There is also the invite dramas, I went to a very small school so it was easy to invite the whole class (only 8 of us) if you wanted too but now, well Cora has 30 plus friends in her class and how do you select the ones who come?


Do you invite the ones who invited you, ask my daughters and she recites a random list of only the children names she can remember and doesn’t even play with or do you invite the whole class hoping that most of them will not turn up/decline...can you see the dilemma?


This is the big one for me though, I have to awkwardly talk to parents I have never met before, for like two hours. No matter what you talk about with the other parents – work, celebs, Donald Trump – it'll come back to the only thing you have in common. The children. You will also always feel that their child is doing better than yours.

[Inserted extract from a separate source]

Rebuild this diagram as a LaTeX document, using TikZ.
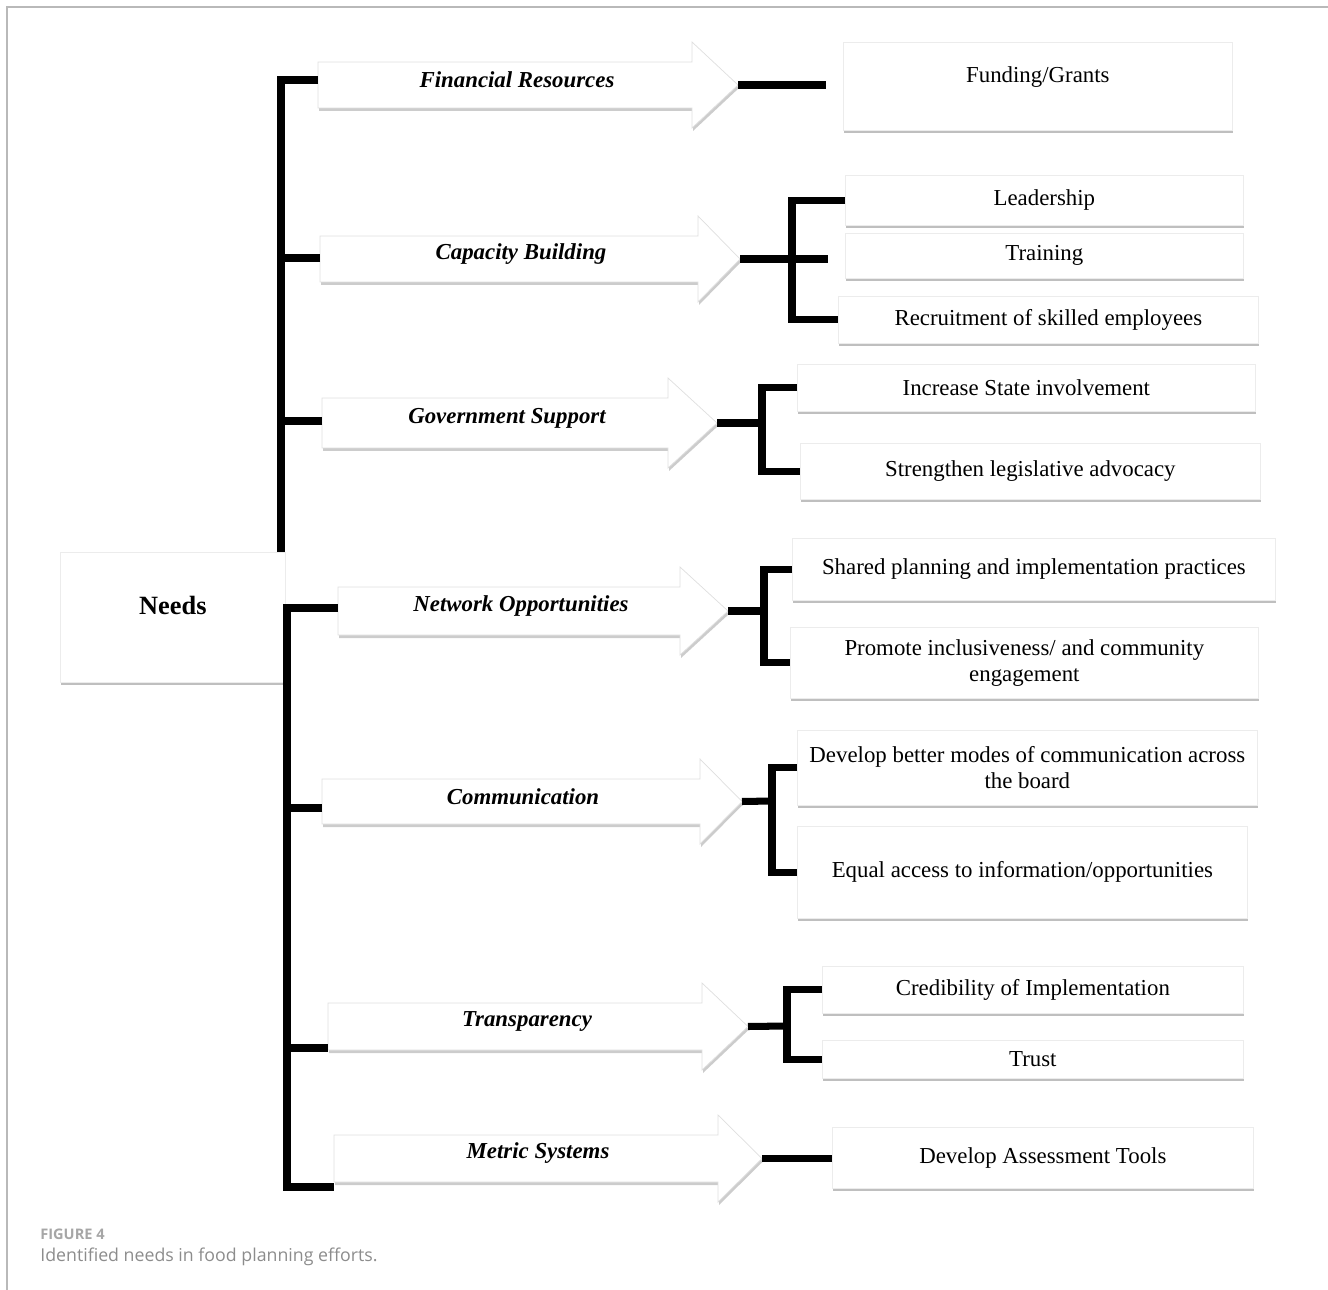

He's only four, yet he can speak 10 languages, dive off the high board, and is taking part in his first marathon. Your child is still yet master a fork but little Timmy is planning on climbing K2 in the summer. I struggle with small talk so badly and I don’t want to come across as rude but when you are socially anxious and extremely shy the impossible task to interact with grownups whilst having to refill bowls of haribo, make sure the kids are not killing each other AND the parents aren’t bored stiff (they will be) without looking like you’re a right moody cow is a hard task. My stress face can put Victor Mildew to shame, I can’t do it.


So this year, we are going to do what we have done every year before. We are going to fake a party for my children.


We go to granny’s house (venue) and the cousins come round (guests) and we have a piece of cake (probably Tesco’s) and call it a party!!


I don’t know how long we will get away with it for, as I said I think in another couple of years the children will catch on and start twisting our arms but till then I am extremely happy that I am not hosting a child’s birthday party.